Gerry Boyle is part of a local delegation who will fly out this weekend to meet their French friends in Mérignies - a small village close to Lille in the north-east of France which Kilmacolm is formally twinned with.

Mr Boyle, who is the chair of the Kilmacolm Mérignies Twinning Society, said they are determined not to let the UK's departure from the European Union get in the way of their close bond.

He said: "I think it's more important with the impact of Brexit to keep these links going.

"We are extremely determined to keep these links.

"We will not allow Brexit to get in the way of that special friendship we have between our two communities."

It has been four years since the two villages signed a formal twinning agreement after Laurent Kochanski, a resident of Mérignies, wrote to Kilmacolm Community Council with the proposal.

Since then the two villages have formed strong bonds, with Kilmacolm Golf Club also signing a special alliance with Mérignies Golf and Country Club.

Mr Boyle says he is looking forward to flying out to the region this weekend with other members of the twinning group and the golf club to further cement their close links.

He said: "It's the 10th anniversary of the Mérignies Golf and Country Club so it's a big event for them.
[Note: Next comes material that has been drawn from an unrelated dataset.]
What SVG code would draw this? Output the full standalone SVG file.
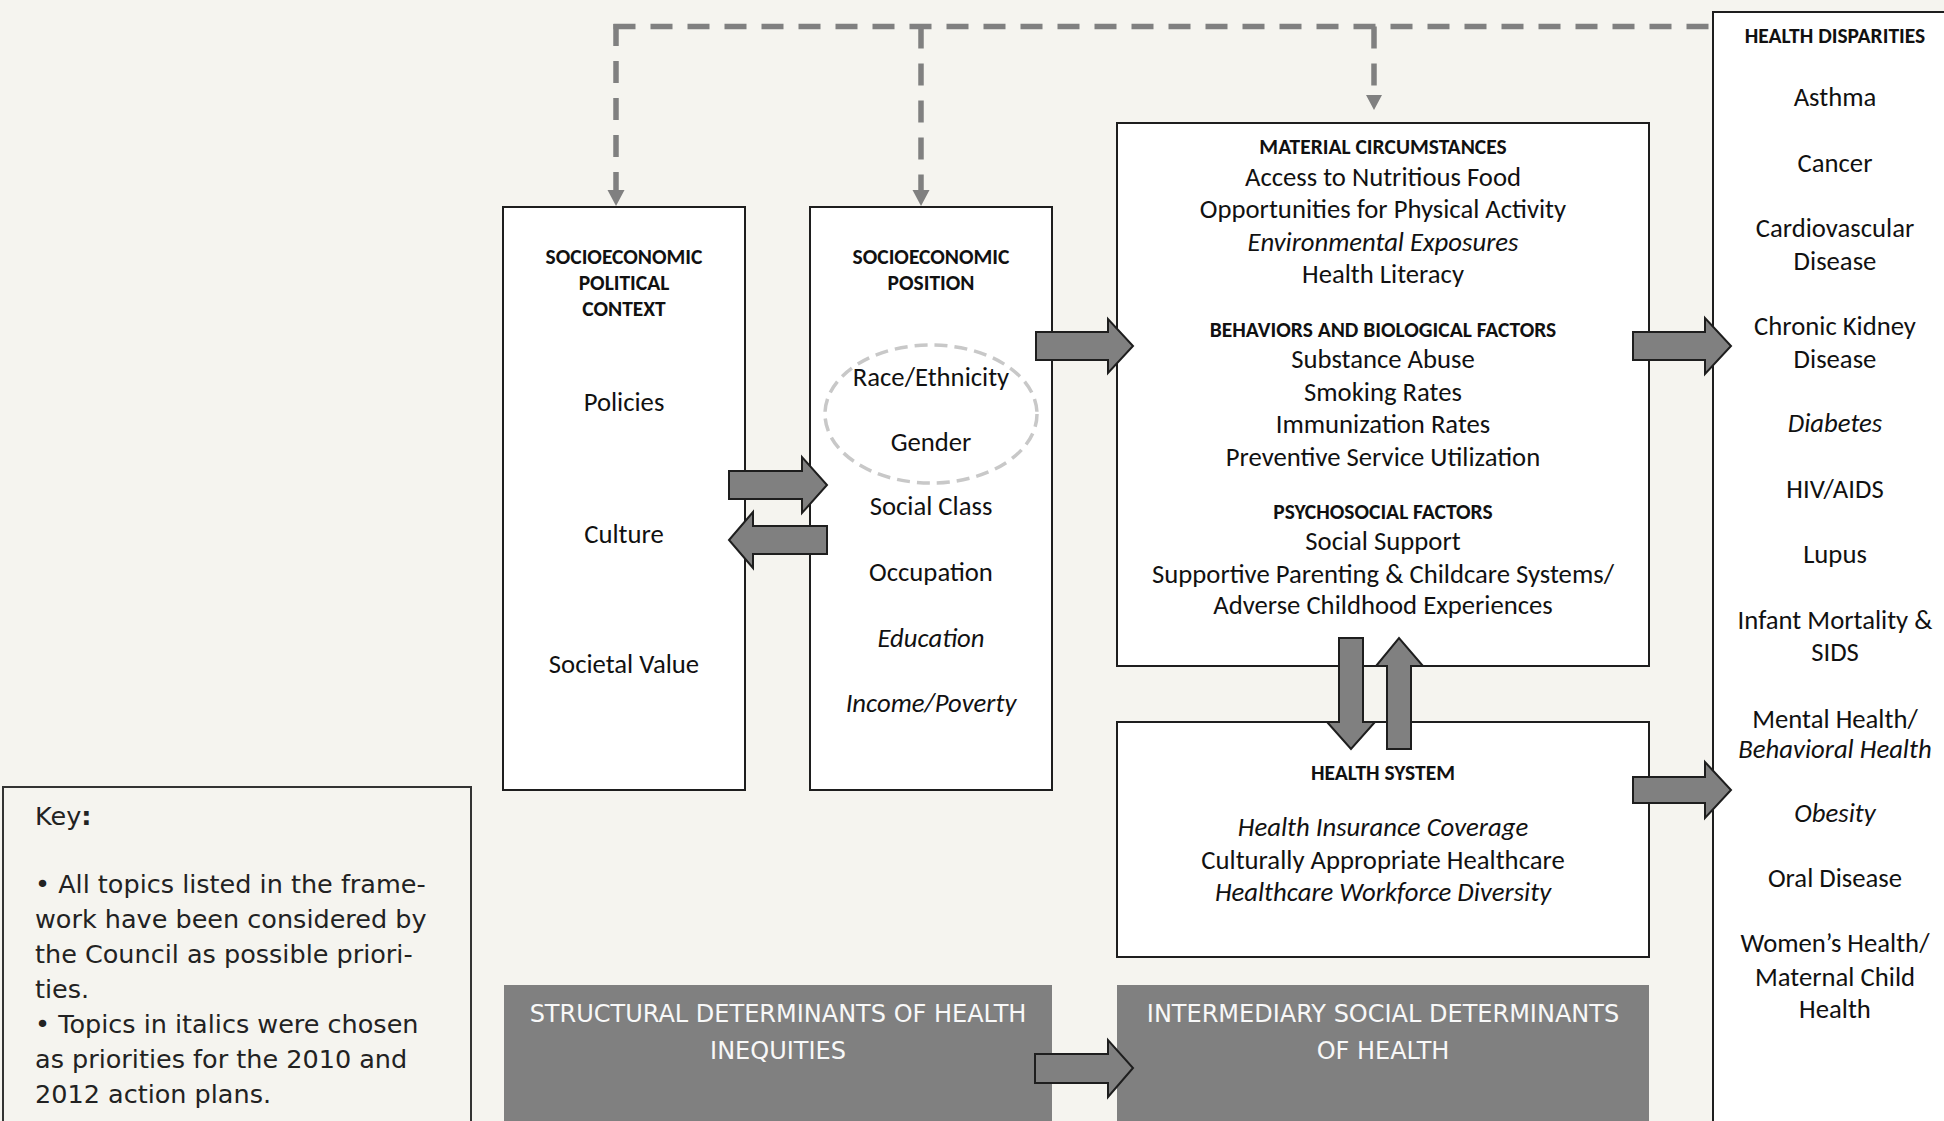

"On Friday there is also a big business conference over there, where there will be quite a lot of interesting speakers from the French business community.

"So it will be very interesting for us as there will be a lot of entrepreneurs there sharing their ideas about how they are doing business.

"It will be great to hear how they do things out there."

Looking to the future, Mr Boyle hopes that they can forge links between the respective schools.

He added: "We are hoping to build better links with the primary schools and I'm in discussions with the parents' association out there so we can build stronger links."